Task description
Return, without pictures, the lines from the start of the data through the one that contains "import * as".
═════ Information provided ═════
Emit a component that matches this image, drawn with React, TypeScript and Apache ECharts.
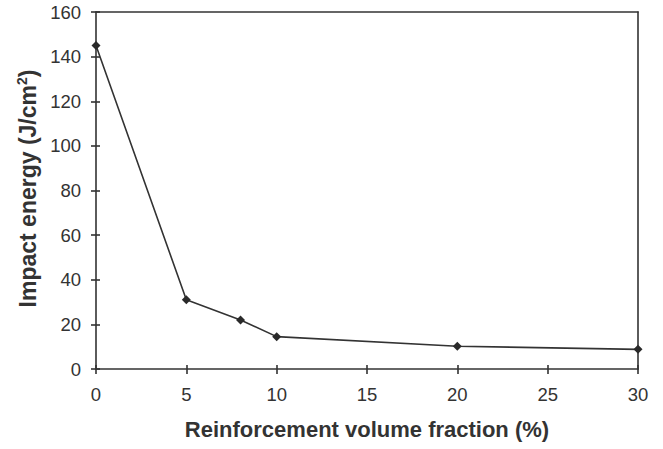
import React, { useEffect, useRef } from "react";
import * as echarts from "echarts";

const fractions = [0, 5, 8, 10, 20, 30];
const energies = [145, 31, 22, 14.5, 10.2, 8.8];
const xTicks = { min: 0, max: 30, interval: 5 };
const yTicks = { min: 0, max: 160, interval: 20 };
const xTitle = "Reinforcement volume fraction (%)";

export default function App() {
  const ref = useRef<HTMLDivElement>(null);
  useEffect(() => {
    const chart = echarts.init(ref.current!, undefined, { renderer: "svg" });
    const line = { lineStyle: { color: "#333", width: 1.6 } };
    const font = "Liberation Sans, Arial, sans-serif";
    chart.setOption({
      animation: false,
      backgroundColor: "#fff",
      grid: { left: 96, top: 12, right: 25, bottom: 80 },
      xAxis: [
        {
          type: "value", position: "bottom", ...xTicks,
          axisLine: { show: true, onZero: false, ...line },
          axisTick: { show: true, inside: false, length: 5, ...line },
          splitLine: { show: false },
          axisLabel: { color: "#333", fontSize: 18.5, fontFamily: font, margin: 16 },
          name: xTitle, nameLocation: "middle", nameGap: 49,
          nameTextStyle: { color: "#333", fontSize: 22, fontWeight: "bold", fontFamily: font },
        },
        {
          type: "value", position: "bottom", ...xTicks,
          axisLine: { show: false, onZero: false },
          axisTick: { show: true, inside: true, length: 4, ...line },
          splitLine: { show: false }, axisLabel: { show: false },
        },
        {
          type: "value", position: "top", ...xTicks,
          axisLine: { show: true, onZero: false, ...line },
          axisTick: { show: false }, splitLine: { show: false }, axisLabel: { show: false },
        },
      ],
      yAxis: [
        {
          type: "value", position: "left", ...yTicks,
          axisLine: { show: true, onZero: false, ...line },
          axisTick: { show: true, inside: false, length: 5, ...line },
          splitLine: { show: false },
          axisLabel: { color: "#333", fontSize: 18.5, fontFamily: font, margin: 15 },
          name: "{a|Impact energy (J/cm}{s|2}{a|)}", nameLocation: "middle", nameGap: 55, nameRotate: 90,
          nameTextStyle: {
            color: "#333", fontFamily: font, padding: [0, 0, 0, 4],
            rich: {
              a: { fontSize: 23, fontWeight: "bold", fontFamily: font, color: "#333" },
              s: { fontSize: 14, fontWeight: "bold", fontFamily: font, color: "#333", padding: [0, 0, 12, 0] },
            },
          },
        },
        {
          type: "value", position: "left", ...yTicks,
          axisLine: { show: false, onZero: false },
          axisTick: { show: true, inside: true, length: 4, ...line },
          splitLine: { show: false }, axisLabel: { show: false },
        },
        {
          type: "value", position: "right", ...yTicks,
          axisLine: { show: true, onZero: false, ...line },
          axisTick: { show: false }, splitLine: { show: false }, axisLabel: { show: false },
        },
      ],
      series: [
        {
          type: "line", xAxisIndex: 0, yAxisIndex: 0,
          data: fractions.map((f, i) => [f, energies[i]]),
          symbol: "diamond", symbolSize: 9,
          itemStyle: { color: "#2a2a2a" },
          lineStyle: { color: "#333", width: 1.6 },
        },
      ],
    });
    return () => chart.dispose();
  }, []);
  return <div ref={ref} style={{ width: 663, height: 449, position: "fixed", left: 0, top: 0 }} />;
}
═════
Output for this task
Emit a component that matches this image, drawn with React, TypeScript and Apache ECharts.
import React, { useEffect, useRef } from "react";
import * as echarts from "echarts";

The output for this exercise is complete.